▶ Given problem:
Exactly repeat the material, dropping only the pictures.

━━━━━ Information supplied ━━━━━

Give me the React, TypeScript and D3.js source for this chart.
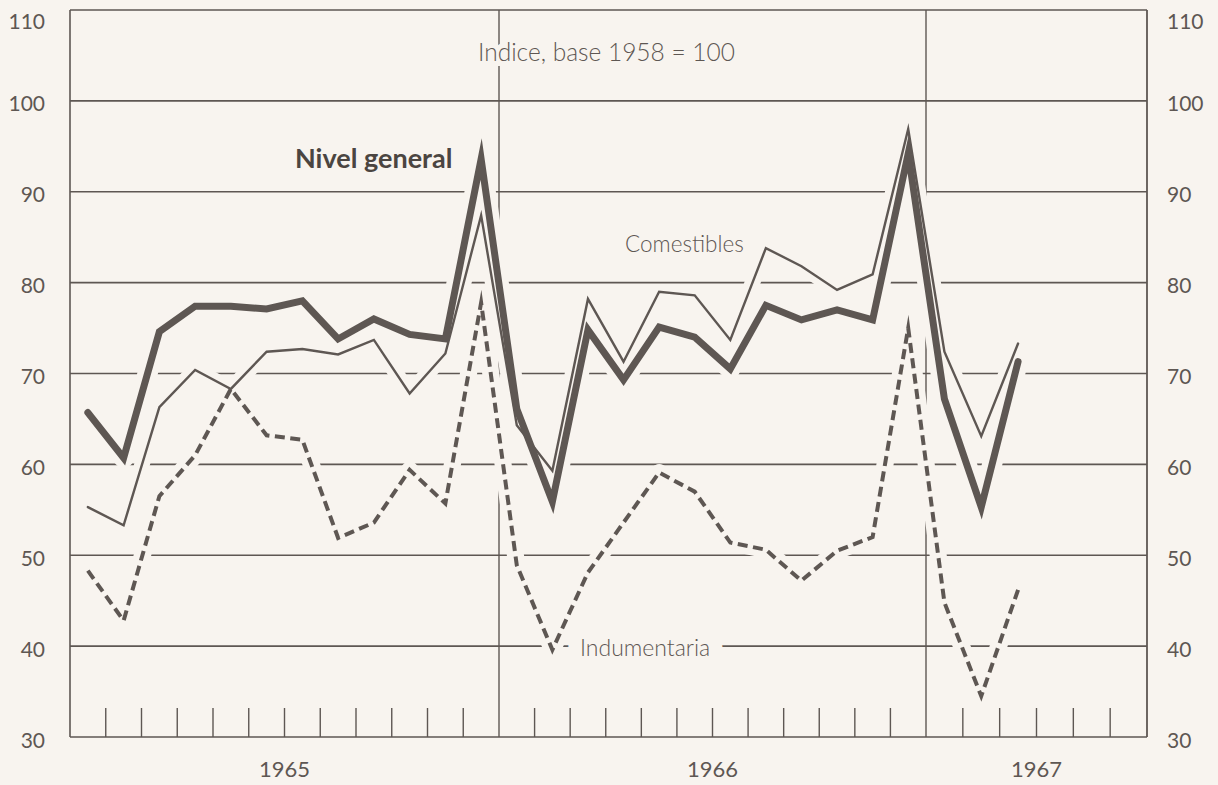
import React from 'react'
import * as d3 from 'd3'

// Monthly indices, Jan 1965 .. Mar 1967 (index 0 = Jan 1965)
const nivelGeneral = [65.7, 60.7, 74.6, 77.4, 77.4, 77.1, 78.0, 73.8, 76.0, 74.3, 73.8, 93.6, 66.1, 55.9, 74.8, 69.3, 75.1, 74.0, 70.5, 77.5, 75.9, 77.0, 75.9, 94.2, 67.2, 55.3, 71.3]
const comestibles = [55.3, 53.3, 66.3, 70.4, 68.3, 72.4, 72.7, 72.1, 73.7, 67.8, 72.2, 87.4, 64.3, 59.3, 78.2, 71.3, 79.0, 78.6, 73.7, 83.8, 81.8, 79.2, 80.9, 96.9, 72.4, 63.1, 73.3]
const indumentaria = [48.3, 42.8, 56.5, 61.0, 68.3, 63.2, 62.7, 51.9, 53.6, 59.4, 55.7, 77.8, 48.9, 39.6, 48.1, 53.6, 59.1, 57.0, 51.4, 50.6, 47.2, 50.5, 52.0, 75.0, 44.8, 34.5, 46.2]

const years = ['1965', '1966', '1967']
const yearStart = [0, 12, 24]
const yearEnd = [12, 24, 30]
const yTicks = [30, 40, 50, 60, 70, 80, 90, 100, 110]

const BG = '#f8f4ef'
const INK = '#5e5753'
const FONT = 'Lato, "Open Sans", sans-serif'

export default function App() {
  const width = 1218
  const height = 785
  // the printed month grid is slightly uneven, so the year boundaries are pinned
  const x = d3.scaleLinear().domain([0, 12, 24, 30]).range([70, 499, 926, 1147])
  const y = d3.scaleLinear().domain([30, 110]).range([737, 10])
  const mid = (i: number) => x(i + 0.5)
  const path = (vals: number[]) => d3.line<number>().x((_, i) => mid(i)).y((d) => y(d))(vals) ?? ''

  const series = [
    { vals: indumentaria, w: 4, dash: '10 5.5', cap: 'butt' },
    { vals: comestibles, w: 2.4, dash: undefined, cap: 'round' },
    { vals: nivelGeneral, w: 7, dash: undefined, cap: 'round' },
  ]
  const monthTicks = d3.range(1, 30).filter((m) => m % 12 !== 0)
  const [x0, x1] = [x(0), x(30)]

  return (
    <div style={{ position: 'fixed', inset: 0, background: BG }}>
      <svg width={width} height={height} style={{ display: 'block' }} fontFamily={FONT}>
        <rect width={width} height={height} fill={BG} />
        {/* grid */}
        {yTicks.map((t) => (
          <line key={t} x1={x0} x2={x1} y1={y(t)} y2={y(t)} stroke={INK} strokeWidth={1.6} />
        ))}
        <line x1={x0} x2={x0} y1={y(110)} y2={y(30)} stroke={INK} strokeWidth={1.6} />
        <line x1={x1} x2={x1} y1={y(110)} y2={y(30)} stroke={INK} strokeWidth={1.8} />
        {[12, 24].map((m) => (
          <line key={m} x1={x(m)} x2={x(m)} y1={y(110)} y2={y(30)} stroke={INK} strokeWidth={1.4} />
        ))}
        {monthTicks.map((m) => (
          <line key={m} x1={x(m)} x2={x(m)} y1={y(30)} y2={y(30) - 29} stroke={INK} strokeWidth={1.4} />
        ))}
        {/* axis labels */}
        {yTicks.map((t) => (
          <g key={t} fontSize={21} fill={INK} dominantBaseline="central">
            <text x={45} y={y(t) + (t === 110 ? 10 : 2)} textAnchor="end">{t}</text>
            <text x={1167} y={y(t) + (t === 110 ? 10 : 2)}>{t}</text>
          </g>
        ))}
        {years.map((yr, i) => (
          <text key={yr} x={(x(yearStart[i]) + x(yearEnd[i])) / 2} y={777} textAnchor="middle" fontSize={22} fill={INK}>
            {yr}
          </text>
        ))}
        {/* halos cut the grid where the curves cross it */}
        {series.map((s, i) => (
          <path key={'h' + i} d={path(s.vals)} fill="none" stroke={BG} strokeWidth={s.w + 13} strokeLinejoin="round" strokeLinecap="round" />
        ))}
        {series.map((s, i) => (
          <path
            key={'s' + i}
            d={path(s.vals)}
            fill="none"
            stroke={INK}
            strokeWidth={s.w}
            strokeDasharray={s.dash}
            strokeLinejoin="miter"
            strokeMiterlimit={12}
            strokeLinecap={s.cap as 'butt' | 'round'}
          />
        ))}
        {/* labels */}
        <text x={478} y={61} fontSize={24.5} fill={INK} stroke={BG} strokeWidth={10} paintOrder="stroke" fontWeight={300}>
          Indice, base 1958 = 100
        </text>
        <text x={295} y={168} fontSize={27} fontWeight={700} fill="#4b4541">
          Nivel general
        </text>
        <text x={625} y={252} fontSize={22.5} fontWeight={300} fill={INK}>
          Comestibles
        </text>
        <text x={580} y={656} fontSize={23} fontWeight={300} fill={INK} stroke={BG} strokeWidth={28} paintOrder="stroke">
          Indumentaria
        </text>
      </svg>
    </div>
  )
}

━━━━━

▶ Answer for this exercise:
Give me the React, TypeScript and D3.js source for this chart.
import React from 'react'
import * as d3 from 'd3'

// Monthly indices, Jan 1965 .. Mar 1967 (index 0 = Jan 1965)
const nivelGeneral = [65.7, 60.7, 74.6, 77.4, 77.4, 77.1, 78.0, 73.8, 76.0, 74.3, 73.8, 93.6, 66.1, 55.9, 74.8, 69.3, 75.1, 74.0, 70.5, 77.5, 75.9, 77.0, 75.9, 94.2, 67.2, 55.3, 71.3]
const comestibles = [55.3, 53.3, 66.3, 70.4, 68.3, 72.4, 72.7, 72.1, 73.7, 67.8, 72.2, 87.4, 64.3, 59.3, 78.2, 71.3, 79.0, 78.6, 73.7, 83.8, 81.8, 79.2, 80.9, 96.9, 72.4, 63.1, 73.3]
const indumentaria = [48.3, 42.8, 56.5, 61.0, 68.3, 63.2, 62.7, 51.9, 53.6, 59.4, 55.7, 77.8, 48.9, 39.6, 48.1, 53.6, 59.1, 57.0, 51.4, 50.6, 47.2, 50.5, 52.0, 75.0, 44.8, 34.5, 46.2]

const years = ['1965', '1966', '1967']
const yearStart = [0, 12, 24]
const yearEnd = [12, 24, 30]
const yTicks = [30, 40, 50, 60, 70, 80, 90, 100, 110]

const BG = '#f8f4ef'
const INK = '#5e5753'
const FONT = 'Lato, "Open Sans", sans-serif'

export default function App() {
  const width = 1218
  const height = 785
  // the printed month grid is slightly uneven, so the year boundaries are pinned
  const x = d3.scaleLinear().domain([0, 12, 24, 30]).range([70, 499, 926, 1147])
  const y = d3.scaleLinear().domain([30, 110]).range([737, 10])
  const mid = (i: number) => x(i + 0.5)
  const path = (vals: number[]) => d3.line<number>().x((_, i) => mid(i)).y((d) => y(d))(vals) ?? ''

  const series = [
    { vals: indumentaria, w: 4, dash: '10 5.5', cap: 'butt' },
    { vals: comestibles, w: 2.4, dash: undefined, cap: 'round' },
    { vals: nivelGeneral, w: 7, dash: undefined, cap: 'round' },
  ]
  const monthTicks = d3.range(1, 30).filter((m) => m % 12 !== 0)
  const [x0, x1] = [x(0), x(30)]

  return (
    <div style={{ position: 'fixed', inset: 0, background: BG }}>
      <svg width={width} height={height} style={{ display: 'block' }} fontFamily={FONT}>
        <rect width={width} height={height} fill={BG} />
        {/* grid */}
        {yTicks.map((t) => (
          <line key={t} x1={x0} x2={x1} y1={y(t)} y2={y(t)} stroke={INK} strokeWidth={1.6} />
        ))}
        <line x1={x0} x2={x0} y1={y(110)} y2={y(30)} stroke={INK} strokeWidth={1.6} />
        <line x1={x1} x2={x1} y1={y(110)} y2={y(30)} stroke={INK} strokeWidth={1.8} />
        {[12, 24].map((m) => (
          <line key={m} x1={x(m)} x2={x(m)} y1={y(110)} y2={y(30)} stroke={INK} strokeWidth={1.4} />
        ))}
        {monthTicks.map((m) => (
          <line key={m} x1={x(m)} x2={x(m)} y1={y(30)} y2={y(30) - 29} stroke={INK} strokeWidth={1.4} />
        ))}
        {/* axis labels */}
        {yTicks.map((t) => (
          <g key={t} fontSize={21} fill={INK} dominantBaseline="central">
            <text x={45} y={y(t) + (t === 110 ? 10 : 2)} textAnchor="end">{t}</text>
            <text x={1167} y={y(t) + (t === 110 ? 10 : 2)}>{t}</text>
          </g>
        ))}
        {years.map((yr, i) => (
          <text key={yr} x={(x(yearStart[i]) + x(yearEnd[i])) / 2} y={777} textAnchor="middle" fontSize={22} fill={INK}>
            {yr}
          </text>
        ))}
        {/* halos cut the grid where the curves cross it */}
        {series.map((s, i) => (
          <path key={'h' + i} d={path(s.vals)} fill="none" stroke={BG} strokeWidth={s.w + 13} strokeLinejoin="round" strokeLinecap="round" />
        ))}
        {series.map((s, i) => (
          <path
            key={'s' + i}
            d={path(s.vals)}
            fill="none"
            stroke={INK}
            strokeWidth={s.w}
            strokeDasharray={s.dash}
            strokeLinejoin="miter"
            strokeMiterlimit={12}
            strokeLinecap={s.cap as 'butt' | 'round'}
          />
        ))}
        {/* labels */}
        <text x={478} y={61} fontSize={24.5} fill={INK} stroke={BG} strokeWidth={10} paintOrder="stroke" fontWeight={300}>
          Indice, base 1958 = 100
        </text>
        <text x={295} y={168} fontSize={27} fontWeight={700} fill="#4b4541">
          Nivel general
        </text>
        <text x={625} y={252} fontSize={22.5} fontWeight={300} fill={INK}>
          Comestibles
        </text>
        <text x={580} y={656} fontSize={23} fontWeight={300} fill={INK} stroke={BG} strokeWidth={28} paintOrder="stroke">
          Indumentaria
        </text>
      </svg>
    </div>
  )
}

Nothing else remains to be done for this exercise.